Aram Bartholl prefers to funnel Internet into “real” life. At the museum entrance, he has reproduced the backdrop of first-person shooter game Counterstrike. “A lot of people play this kind of game and know its layout quite well”, said Bartholl. That is why he wanted to bring these spaces into real life – which particularly excited him as an architect. “These buildings only exist on servers and software. I think they should be built.”
The piece “Are you Human” shows a captcha code on large, rusty iron loops on the floor. These are the codes that users must often input on websites to post a comment to an article.
Captcha codes can not be read by machines. By entering the code, users alert the program or the website that they are a human and not a bot that sends spam. “It was important for me to experiment with it on a big scale and give real weight and materiality to an otherwise fleeting Internet signature,” Bartholl said.
Many “officials” from the art scene are still wary of web art. But this seems to be slowly changing. “At first Internet was not so overtly visible in public,” said the exhibition’s curator Olaf Val, from Kassel Art Association. “Now one can see Internet subjects on the news every day. And the consequence is that the artists involved with it are also taken more seriously.” Val said he hopes that in the future, increasing numbers web artists are able to exhibit their work.

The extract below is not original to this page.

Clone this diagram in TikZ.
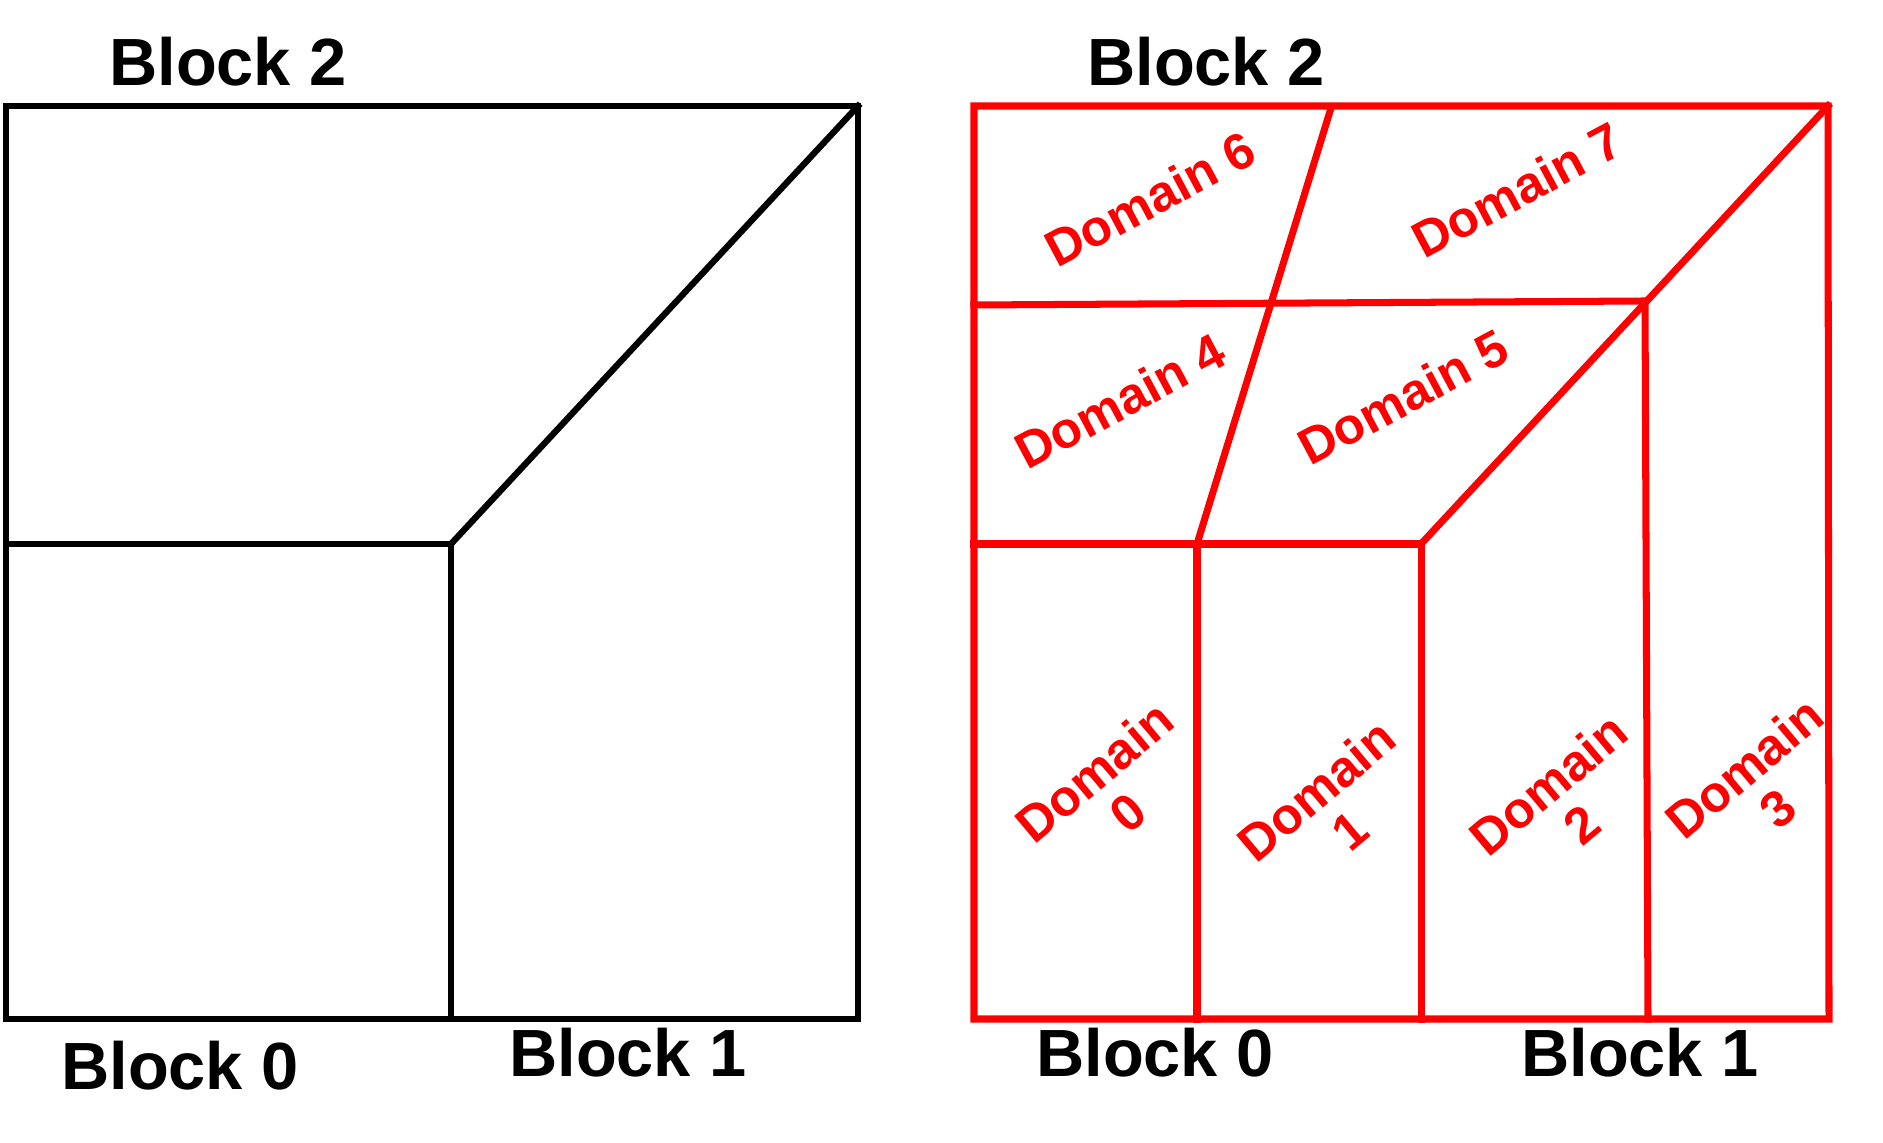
\documentclass[tikz,border=0pt]{standalone}
\usepackage{fontspec}
\setmainfont{Liberation Sans}
\usepackage{tikz}
\usetikzlibrary{calc}

\begin{document}
\begin{tikzpicture}[
    x=0.1mm, y=-0.1mm,
    blockline/.style={draw=black, line width=1.8pt, line cap=rect},
    domline/.style={draw=red, line width=2pt, line cap=rect},
    blocklabel/.style={font=\fontsize{19}{21}\selectfont\bfseries, text=black, inner sep=0pt},
    domlabel/.style={font=\fontsize{14.5}{15}\selectfont\bfseries, text=red, align=center, inner sep=0pt}
]
\useasboundingbox (0,0) rectangle (1883,1143);

% left: blocks
\coordinate (lnw) at (6,106);
\coordinate (lne) at (858,106);
\coordinate (lsw) at (6,1019);
\coordinate (lse) at (858,1019);
\coordinate (lw) at (6,544);
\coordinate (lc) at (451,544);
\coordinate (ls) at (451,1019);

\draw[blockline] (lnw) -- (lne) -- (lse) -- (lsw) -- cycle;
\draw[blockline] (lw) -- (lc) -- (ls);
\draw[blockline] (lc) -- (lne);

\node[blocklabel] (lb2) at (228,62) {Block 2};
\node[blocklabel] (lb0) at (180,1066) {Block 0};
\node[blocklabel] (lb1) at (628,1053) {Block 1};

% right: domains
\coordinate (rnw) at (974,106);
\coordinate (rne) at (1828,106);
\coordinate (rsw) at (974,1019);
\coordinate (rse) at (1829,1019);
\coordinate (rw) at (974,544);
\coordinate (rm) at (1197,544);
\coordinate (rc) at (1421,544);
\coordinate (rms) at (1197,1019);
\coordinate (rcs) at (1421,1019);
\coordinate (rmn) at (1331,108);
\coordinate (rww) at (974,305);
\coordinate (rk) at (1645,301);
\coordinate (rks) at (1648,1019);

\draw[domline] (rnw) -- (rne) -- (rse) -- (rsw) -- cycle;
\draw[domline] (rw) -- (rc) -- (rcs);
\draw[domline] (rm) -- (rms);
\draw[domline] (rm) -- (rmn);
\draw[domline] (rww) -- (rk) -- (rks);
\draw[domline] (rc) -- (rne);

\node[blocklabel] (rb2) at (1206,62) {Block 2};
\node[blocklabel] (rb0) at (1155,1053) {Block 0};
\node[blocklabel] (rb1) at (1640,1053) {Block 1};

\node[domlabel, rotate=28] (d6) at (1150,199) {Domain 6};
\node[domlabel, rotate=28] (d7) at (1517,190) {Domain 7};
\node[domlabel, rotate=28] (d4) at (1120,401) {Domain 4};
\node[domlabel, rotate=28] (d5) at (1403,397) {Domain 5};
\node[domlabel, rotate=40] (d0) at (1111,792) {Domain\\0};
\node[domlabel, rotate=40] (d1) at (1333,810) {Domain\\1};
\node[domlabel, rotate=40] (d2) at (1565,804) {Domain\\2};
\node[domlabel, rotate=40] (d3) at (1761,788) {Domain\\3};
\end{tikzpicture}
\end{document}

The public is certainly interested. Visitors at the Kassel exhibition are not only computer and Internet nerds but hail from all age groups interested in art. Nevertheless, one part of the exhibition leaves some visitors clueless. Bartholl curated a parallel exhibition, in which 14 artists participated. It is a room with 14 routers. Each router shows a piece of Internet artwork (a website, a video, or an animation). But it only works if you have a smartphone, as visitors must log into the router to see the artwork. This is a perfect example of Bartholl’s intent: show how digital and real world converge. But it is also a reminder that not everyone is so well-connected to the digital world. Visitors without a tablet or a smartphone only see small, black squares on a wall.
Bartholl’s works are closely in tune with the times. He must constantly create something new, because Internet and the way people interact with it changes so quickly. The artist has even chased after a Google-camera car while waving. As a result he makes a few cameo appearances on Google Streetview, while the houses behind him are pixelated.
Edward Snowden and the NSA affair have also inspired Bartholl. He has printed an encrypted key in big letters on a canvas. To the left is a portrait of US president, Barack Obama, wearing Google glasses. Only one word protrudes from the speech bubble: “PRISM.”